E gli sportivi di alta prestazione? Agli atleti professionisti, costretti al riposo forzato, non è andata forse poi così male: inattivi, hanno attinto allo stipendio, magari decurtato (forzatamente o, in certi apprezzabili casi, volontariamente), ma hanno perso Olimpiadi, campionati mondiali, continentali, nazionali… Qualcuno ha colto l’occasione per chiudere la carriera, molti hanno visto infrangersi progetti, aspettative (e sudore), a volte di anni, coltivati con passione e forza di volontà.
Per chi, di mestiere, pratica sport di squadra o di contatto fisico, la ripresa sarà piena di ostacoli: è impresa inverosimile conciliare norme e prescrizioni a tutela della salute propria ed altri e sottomissione a interessi economici legati a sponsor e diritti televisivi. Di certo, almeno per un po’, sul podio degli eroi, al posto dei Ronaldo, Valentino Rossi e Federica Pellegrini, sono saliti medici ed operatori sanitari. Il ridimensionamento dei privilegi dello sport di vertice, alla luce dei fatti, non è più solo un optional morale.

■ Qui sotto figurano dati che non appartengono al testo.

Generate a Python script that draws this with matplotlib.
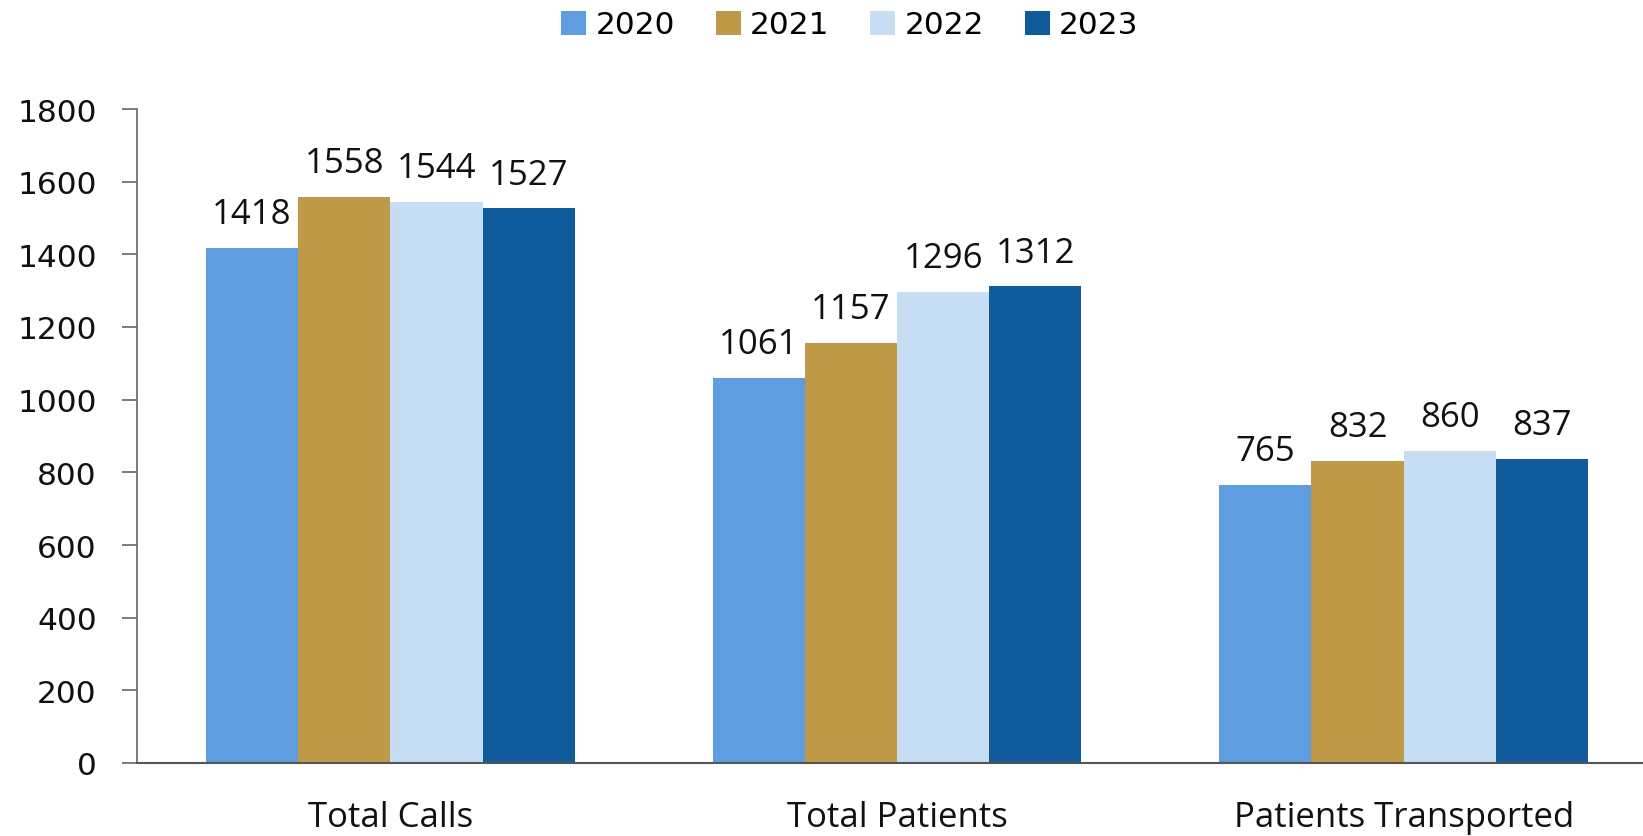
import matplotlib
matplotlib.use("Agg")
import matplotlib.pyplot as plt
import numpy as np

categories = ["Total Calls", "Total Patients", "Patients Transported"]
years = ["2020", "2021", "2022", "2023"]
v2020 = [1418, 1061, 765]
v2021 = [1558, 1157, 832]
v2022 = [1544, 1296, 860]
v2023 = [1527, 1312, 837]
series = [v2020, v2021, v2022, v2023]
colors = ["#5e9ddf", "#be9a48", "#c7ddf4", "#0f5b9c"]

W, H = 1643, 837
fig = plt.figure(figsize=(W / 100, H / 100), dpi=100)
left, right = 137, 1657
top, bottom = 110, 764
ax = fig.add_axes([left / W, (H - bottom) / H, (right - left) / W, (bottom - top) / H])

x = np.arange(len(categories))
bw = 0.182
for i, (vals, c, yr) in enumerate(zip(series, colors, years)):
    off = (i - 1.5) * bw
    ax.bar(x + off, vals, width=bw, color=c, label=yr, edgecolor="none")
    for xi, v in zip(x + off, vals):
        ax.annotate(str(v), (xi, v), xytext=(0, 12), textcoords="offset points",
                    ha="center", va="bottom", fontsize=25, family="Open Sans",
                    color="#111111")

ax.set_xlim(-0.5, 2.5)
ax.set_ylim(0, 1800)
ax.set_yticks(range(0, 1801, 200))
ax.set_xticks(x)
ax.set_xticklabels(categories, family="Open Sans", fontsize=25, color="#111111")
for lab in ax.get_yticklabels():
    lab.set_family("DejaVu Sans")
    lab.set_fontsize(22.5)
    lab.set_color("#111111")
ax.tick_params(axis="x", length=0, pad=27)
ax.tick_params(axis="y", length=11, width=1.2, color="#666666", pad=18)
for s in ["top", "right"]:
    ax.spines[s].set_visible(False)
ax.spines["left"].set_color("#666666")
ax.spines["left"].set_linewidth(1.2)
ax.spines["bottom"].set_color("#555555")
ax.spines["bottom"].set_linewidth(1.5)

leg = fig.legend(loc="center", bbox_to_anchor=(850 / W, 1 - 26 / H), ncol=4,
                 frameon=False, prop={"family": "DejaVu Sans", "size": 22.5},
                 handlelength=0.8, handleheight=0.8, handletextpad=0.3,
                 columnspacing=1.3)

fig.savefig("out.png", dpi=100)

A pagare il prezzo maggiore delle conseguenze della pandemia sarà però, purtroppo, lo sport di base: le associazioni sportive dilettantistiche sono sopraffatte dagli obblighi di prevenzione e di sicurezza (gli stessi dei professionisti, ma senza la disponibilità economica di questi ultimi) e dalla improvvisa ed inattesa scarsità di risorse economiche.
Molte associazioni hanno dovuto risarcire le famiglie dei loro giovani atleti dell’inattività di questi mesi; molte, se vorranno mantenere i numeri degli iscritti, non solo dovranno dare ai genitori garanzie di sicurezza per i loro figli, ma dovranno ridurre i costi di iscrizione per il prossimo anno (perché le famiglie avranno meno disponibilità); molte non troveranno più sponsor generosi (perché le aziende sono andate in crisi) disposti a sostenere attività con scarso ritorno di immagine; molte non saranno in grado di sostenere i costi di gestione della società e di affitto degli impianti.
Che futuro potranno avere, con le ristrettezze economiche che incombono, i mille e mille collaboratori (allenatori, tecnici, preparatori atletici ecc.) che promuovono, formano, sostengono lo sport dilettantistico e giovanile italiano? Il solo volontariato, silenzioso ed appassionato motore dello sport italiano, non può risultare sufficiente. Difficile immaginare che l’attività sportiva di base possa rimanere in vita senza un sostegno concreto da parte del governo, delle istituzioni locali e di quelle sportive.